On Saturday evening my cell phone remained eerily silent during the hour of the expected call. I will never forget the moment when it eventually started to ring and I answered. Ever since I first met him, "Young Bear" never ever referred to himself as "Prince" - and certainly not in any of our private conversations. I recognized his voice but also heard a strange flat pitch when I answered the phone and he asked: "Is that Mixael de Kock?" I said: "Yes?" – and immediately knew that something was very wrong when he flatly continued: "This is Crown Prince Leka of the Albanians. My father, the King, asked me to call you with some rather sad news."
Susani, Queen of the Albanians, had died unexpectedly. Susan, my friend, was dead.
I was distraught in the extreme. The night of their departure from Johannesburg in June 2002 I very well knew that I would never again meet with Geraldine the Queen Mother. She was so frail and so ill and so was her sister. But, I never could have known then that it was to be the very last time that I held my dear friend Susan to my breast.
She was one of the truest friends that I had ever known and, she was also a friend to my beloved parents and all of my other friends that she met over the years. Some of them, such as the South African artist Hannatjie van der Wat, became very close to her and they, in turn, shared many a confidence. My father, my nieces - Nicolette and Danielle - and all of my friends that ever met and knew and loved her, join me in this tribute today.
The Canadian painter, Leif Ostlund, who visited me some years ago and whom had the privilege of spending an evening with the Royal family during his stay, yesterday wrote me the following message on learning of Her Majesty’s death:
“Since your devastating news of this morning I have been writing. Five hours later I have but bundles of words and ideas, none of which could ever live up to the beauty and dignity of such a lady. Your introducing me to Queen Susani at that time in my life left an impression that has helped to define and shape my character in a most a positive way. Her intelligence and keen observations I shall never forget. My feet did not touch the floor as she so graciously escorted me about her living quarters and even now I can feel the smiles and hear the laughter that she drew from me with so little effort. I treasure that evening.”
There is little else that I can add to this tribute other than remembering how Susan, often accompanied by the King, never missed any of the important events in my life. Be it a special birthday, one of my public lectures, the death of a loved one or, the visits at times when I was ill: My friend never failed to support and comfort me.
One evening, many years ago, on her arrival in the Mayoral Box at Johannesburg’s Civic Theatre to listen to one of my presentations, the doyenne of the South African musical stage, Joan Brickhill, was presented to her.

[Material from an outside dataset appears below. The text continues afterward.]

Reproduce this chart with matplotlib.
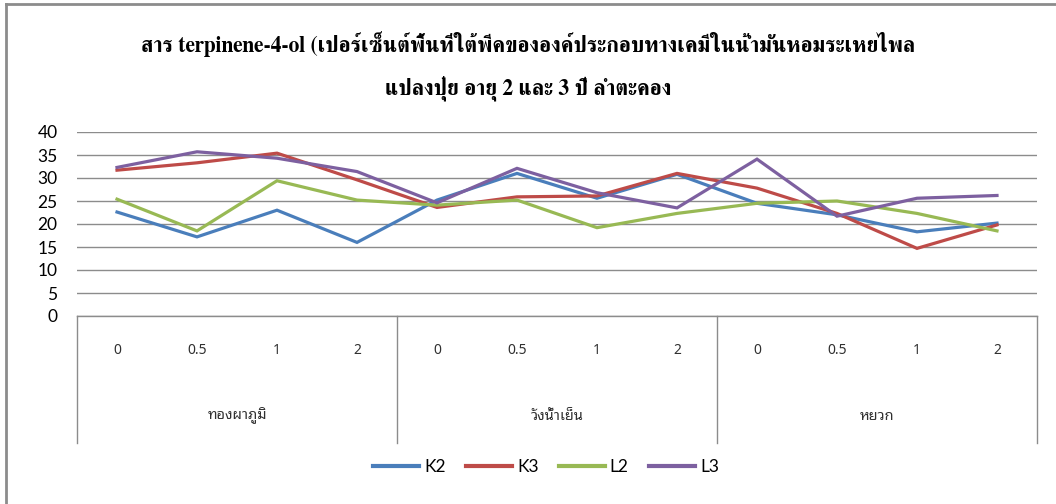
import matplotlib
matplotlib.use("Agg")
import matplotlib.pyplot as plt
from matplotlib.lines import Line2D

# terpinene-4-ol (% peak area) by site and fertiliser rate
sites = ["ทองผาภูมิ", "วังน้ำเย็น", "หยวก"]
rates = ["0", "0.5", "1", "2"]
K2 = [22.6, 17.2, 23.0, 16.0, 25.2, 31.0, 25.6, 30.8, 24.5, 22.0, 18.3, 20.2]
K3 = [31.7, 33.3, 35.4, 29.6, 23.6, 25.9, 26.1, 31.0, 27.8, 22.3, 14.7, 19.8]
L2 = [25.4, 18.5, 29.4, 25.2, 24.1, 25.2, 19.2, 22.3, 24.5, 25.0, 22.3, 18.5]
L3 = [32.3, 35.7, 34.3, 31.4, 24.6, 32.1, 26.8, 23.5, 34.1, 21.7, 25.6, 26.2]
series = {"K2": K2, "K3": K3, "L2": L2, "L3": L3}
colors = {"K2": "#4a7ebb", "K3": "#be4b48", "L2": "#98b954", "L3": "#7d60a0"}

title = ("สาร terpinene-4-ol (เปอร์เซ็นต์พื้นที่ใต้พีคขององค์ประกอบทางเคมีในน้ำมันหอมระเหยไพล\n"
         "แปลงปุ๋ย อายุ 2 และ 3 ปี ลำตะคอง")

W, H = 1056, 504
fig = plt.figure(figsize=(W / 100, H / 100), dpi=100)
ax = fig.add_axes([77 / W, 1 - 316 / H, (1037 - 77) / W, (316 - 132) / H])

x = list(range(len(K2)))
for name, vals in series.items():
    ax.plot(x, vals, color=colors[name], lw=2.3, label=name, solid_joinstyle="miter")

ax.set_xlim(-0.5, len(x) - 0.5)
ax.set_ylim(0, 40)
ax.set_yticks(range(0, 41, 5))
ax.set_xticks([])
ax.tick_params(axis="y", length=0, pad=14, labelsize=12.5)
for lab in ax.get_yticklabels():
    lab.set_family("Lato")
ax.grid(axis="y", color="#8c8c8c", lw=1)
ax.set_axisbelow(True)
for s in ax.spines.values():
    s.set_visible(False)

# two-level category axis: rates on top, sites below, boxed by dividers
trans = ax.get_xaxis_transform()
axis_h = (443 - 316) / (316 - 132)
ax.plot([-0.5, len(x) - 0.5], [0, 0], color="#8c8c8c", lw=1, transform=trans, clip_on=False)
for k in range(len(sites) + 1):
    xs = -0.5 + 4 * k
    ax.plot([xs, xs], [0, -axis_h], color="#8c8c8c", lw=1, transform=trans, clip_on=False)
for i in x:
    ax.text(i, -(350 - 316) / 184, rates[i % 4], transform=trans, ha="center", va="center",
            fontsize=10, family=["Noto Sans Thai Looped", "DejaVu Sans"], color="#303030")
for k, site in enumerate(sites):
    ax.text(4 * k + 1.5, -(416 - 316) / 184, site, transform=trans, ha="center", va="center",
            fontsize=10.5, family=["Noto Sans Thai Looped", "DejaVu Sans"], color="#303030")

fig.text(0.5, 1 - 66 / H, title, ha="center", va="center", fontsize=15.5, weight="bold",
         family=["FreeSerif", "DejaVu Serif"], linespacing=2.0)

leg = fig.legend(loc="center", bbox_to_anchor=(546 / W, 1 - 467 / H), ncol=4, frameon=False,
                 handlelength=2.65, handletextpad=0.3, columnspacing=1.15,
                 prop={"family": "Lato", "size": 12.5})
for h in leg.get_lines():
    h.set_linewidth(3)

# outer chart-area border (top and left edges)
fig.add_artist(Line2D([6 / W, 1], [1 - 4 / H, 1 - 4 / H], color="#8c8c8c", lw=2))
fig.add_artist(Line2D([6 / W, 6 / W], [1 - 4 / H, 0], color="#8c8c8c", lw=2))

fig.savefig("out.png", dpi=100)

The famous star curtsied and said to the Queen: “I have heard so much about you that I almost feel I have known you forever – and, I am not quite sure how I should address you.”

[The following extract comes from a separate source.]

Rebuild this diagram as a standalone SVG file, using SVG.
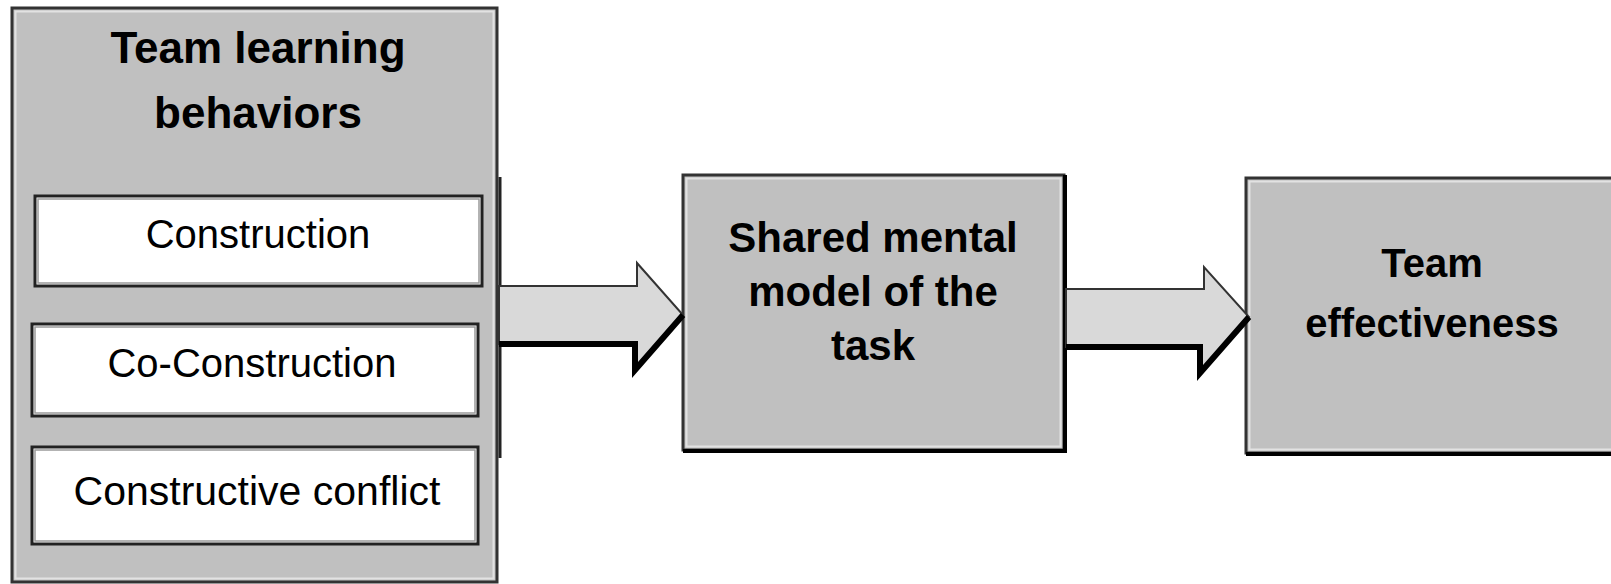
<svg xmlns="http://www.w3.org/2000/svg" width="1611" height="584" viewBox="0 0 1611 584">
<style>
.box{fill:#c0c0c0;stroke:#333;stroke-width:3}
.bevel{fill:none;stroke:#e2e2e2;stroke-width:2}
.inner{fill:#fff;stroke:#222;stroke-width:3}
.ibevel{fill:none;stroke:#9a9a9a;stroke-width:1.5}
.shadow{fill:none;stroke:#000;stroke-width:4}
.t{font-family:"Liberation Sans",Arial,sans-serif;text-anchor:middle;fill:#000}
.b{font-weight:bold}
.arr{fill:#d9d9d9;stroke:#333;stroke-width:2;stroke-linejoin:miter}
.ash{fill:none;stroke:#000;stroke-width:6;stroke-linejoin:miter}
</style>
<rect width="1611" height="584" fill="#fff"/>
<g id="team-learning">
<rect class="box" x="12" y="8" width="485" height="574"/>
<rect class="bevel" x="15.5" y="11.5" width="478" height="567"/>
<line x1="500" y1="177" x2="500" y2="458" stroke="#222" stroke-width="3"/>
<text class="t b" x="258" y="63" font-size="44">Team learning</text>
<text class="t b" x="258" y="128" font-size="44">behaviors</text>
</g>
<g id="construction">
<rect class="inner" x="35" y="196" width="447" height="90"/>
<rect class="ibevel" x="38" y="199" width="441" height="84"/>
<text class="t" x="258" y="248" font-size="40">Construction</text>
</g>
<g id="co-construction">
<rect class="inner" x="32" y="324" width="446" height="92"/>
<rect class="ibevel" x="35" y="327" width="440" height="86"/>
<text class="t" x="252" y="377" font-size="40">Co-Construction</text>
</g>
<g id="constructive-conflict">
<rect class="inner" x="32" y="447" width="446" height="97"/>
<rect class="ibevel" x="35" y="450" width="440" height="91"/>
<text class="t" x="257" y="505" font-size="41">Constructive conflict</text>
</g>
<g id="shared-mental-model">
<rect class="box" x="683" y="175" width="381" height="275"/>
<rect class="bevel" x="686.5" y="178.5" width="374" height="268"/>
<polyline class="shadow" points="683,451 1065,451 1065,175"/>
<text class="t b" x="873" y="252" font-size="42">Shared mental</text>
<text class="t b" x="873" y="306" font-size="42">model of the</text>
<text class="t b" x="873" y="360" font-size="42">task</text>
</g>
<g id="team-effectiveness">
<rect class="box" x="1246" y="178" width="380" height="275"/>
<rect class="bevel" x="1249.5" y="181.5" width="380" height="268"/>
<line class="shadow" x1="1246" y1="454" x2="1611" y2="454"/>
<text class="t b" x="1432" y="277" font-size="40">Team</text>
<text class="t b" x="1432" y="337" font-size="40">effectiveness</text>
</g>
<g id="connectors">
<polygon class="arr" points="499,286 637,286 637,263 683,315 635,370 635,344 499,344"/>
<polyline class="ash" points="499,344 635,344 635,370 683,315"/>
<polygon class="arr" points="1066,289 1204,289 1204,267 1249,317 1200,373 1200,347 1066,347"/>
<polyline class="ash" points="1066,347 1200,347 1200,373 1249,317"/>
</g>
</svg>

Queen Susan took Joan by the hand and said to her: “I have been an ardent fan of yours for many years and I am your greatest admirer. You call me Susan and I will call you Your Majesty.” And that was the essence of the Susan I knew.
A Queen every inch of the way but a human being to the core of her heart; a real person that respected others and paid them the tribute they deserved. Her greatest gifts were how she could make the most insignificant of people feel comfortable and how she brought out the inner aristocracy in everyone she met.
Her Majesty, Queen Susan of the Albanians may be dead, but Susan - my friend and confidante - will live forever in my heart. And alongside her warm and loyal friendship she has also bequeathed to me her King and her Crown Prince. All the sincerity, care, concern and loyalty she showed me over the years I now pledge to my remaining two friends of this extraordinary family: His Majesty The King and His Royal Highness The Crown Prince of the Albanians. I salute both of you as I bid my Queen farewell.